As we’ve frequently discussed here at the APEX of Innovation, companies are increasingly tapping into data to achieve their strategic objectives. Whether monetizing insights to become more profitable, leveraging data to become more risk tolerant, using enterprise information to become more sustainable, or deploying AI to accelerate innovation, analytics is essential to survival in our ever-changing world. 

With that in mind, a recent InformationWeek article by McKnight Consulting Group president William McKnight offers some critical steps for upleveling enterprise analytics and attaining long-lasting ROI: 

1. Get All Data Under Management 

If enterprise data is mismanaged, its value becomes limited to only very particular situations. To achieve ROI, McKnight stresses that companies must house their data in a leverageable, modern platform. Such a framework ensures that the data is built mindful of: 

  • The data warehouse(s)
  • The data lakes(s) 
  • The operational hub(s) 
  • The master data management hub(s) 

It’s also critical that the data management platform consider the data’s profile and usage. Post-operational analytics data should be columnar analytics databases that address availability, performance, and scalability, among other concerns. According to McKnight, this data should also be captured at the most granular level, at a data quality standard, and enabled for self-service.

2. Big Data Tooling for Big Data 

Unstructured big data requires a different class of tooling than that associated with relational data warehouses. Cloud storage is generally the best platform for big data, with this information contained in data lakes. While data scientists are currently the primary users of data lakes, McKnight believes this will change soon to include the analyst community. 
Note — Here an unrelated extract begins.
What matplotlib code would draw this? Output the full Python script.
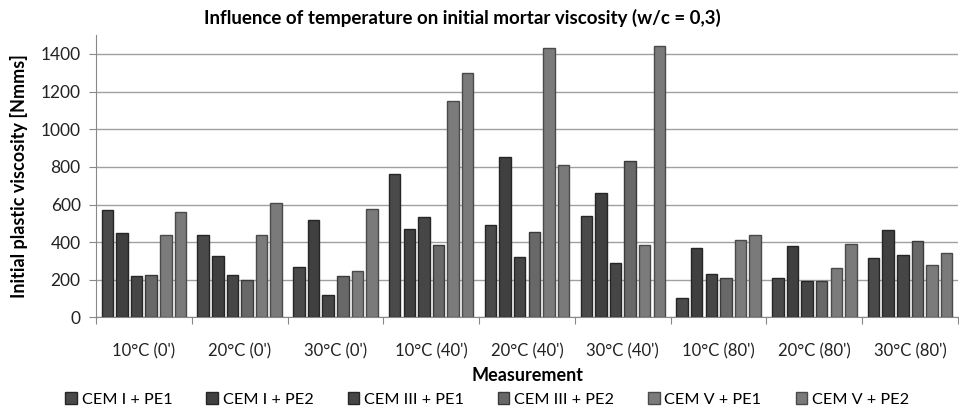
import numpy as np
import matplotlib
matplotlib.use('Agg')
from matplotlib import pyplot as plt

plt.rcParams['font.family'] = ['Lato', 'DejaVu Sans']

# 测量条件(温度 + 时间)
categories = ["10°C (0')", "20°C (0')", "30°C (0')",
              "10°C (40')", "20°C (40')", "30°C (40')",
              "10°C (80')", "20°C (80')", "30°C (80')"]
series_names = ['CEM I + PE1', 'CEM I + PE2', 'CEM III + PE1',
                'CEM III + PE2', 'CEM V + PE1', 'CEM V + PE2']
# 每个系列在各测量条件下的初始塑性粘度 [Nmms]
cem1_pe1 = [570, 440, 266, 761, 493, 539, 103, 209, 316]
cem1_pe2 = [449, 328, 516, 470, 855, 663, 369, 378, 463]
cem3_pe1 = [220, 224, 119, 535, 323, 291, 232, 195, 330]
cem3_pe2 = [224, 199, 218, 383, 456, 830, 208, 193, 406]
cem5_pe1 = [438, 438, 246, 1148, 1434, 385, 410, 261, 277]
cem5_pe2 = [560, 610, 578, 1299, 811, 1443, 436, 389, 341]
y_ticks = [0, 200, 400, 600, 800, 1000, 1200, 1400]

values = [cem1_pe1, cem1_pe2, cem3_pe1, cem3_pe2, cem5_pe1, cem5_pe2]
colors = ['#4a4a4a', '#404040', '#464646', '#686868', '#7b7b7b', '#7a7a7a']
edges = ['#262626', '#262626', '#262626', '#3a3a3a', '#4a4a4a', '#4a4a4a']

fig = plt.figure(figsize=(9.59, 4.09), dpi=100)
ax = fig.add_axes([0.1001, 0.224, 0.8989, 0.69])

x = np.arange(len(categories))
pitch = 0.1525
width = 0.12
for i in range(len(values)):
    ax.bar(x + (i - 2.5) * pitch, values[i], width=width, color=colors[i],
           edgecolor=edges[i], linewidth=1, label=series_names[i], zorder=3)

ax.set_xlim(-0.5, len(categories) - 0.5)
ax.set_ylim(0, 1500)
ax.set_yticks(y_ticks)
ax.yaxis.grid(True, color='#a0a0a0', linewidth=1, zorder=0)

# X轴刻度在组与组之间,标签在组中心
ax.set_xticks(np.arange(len(categories) + 1) - 0.5)
ax.set_xticklabels([])
ax.set_xticks(x, minor=True)
ax.set_xticklabels(categories, minor=True, fontsize=12, color='#222222')
ax.tick_params(axis='x', which='minor', length=0, pad=19)
ax.tick_params(axis='x', which='major', length=5, color='#888888')
ax.tick_params(axis='y', length=5, color='#888888', labelsize=12.5,
               labelcolor='#222222', pad=6)

for s in ['top', 'right']:
    ax.spines[s].set_visible(False)
ax.spines['left'].set_color('#888888')
ax.spines['bottom'].set_color('#888888')

ax.set_xlabel('Measurement', fontsize=13, fontweight='bold', labelpad=5)
ax.set_ylabel('Initial plastic viscosity [Nmms]', fontsize=13,
              fontweight='bold', labelpad=9)
fig.text(0.482, 0.957, 'Influence of temperature on initial mortar viscosity (w/c = 0,3)',
         ha='center', va='center', fontsize=13.5, fontweight='bold')

fig.legend(loc='lower center', bbox_to_anchor=(0.508, -0.03), ncol=6,
           frameon=False, fontsize=11.7, handlelength=0.7, handleheight=0.7,
           handletextpad=0.3, columnspacing=2.1)

plt.savefig('out.png', dpi=100)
3. Manage the Change to an Analytics Culture 

As this previous APEX of Innovation article underscores, self-service analytics is essential to the overall success of any analytics program. However, as McKnight notes, not all users will embrace the change inherent in transforming to a self-service culture. He stresses that data leaders must anticipate this resistance and provide late adopters with examples of peers successfully utilizing analytics to help get them over the hump.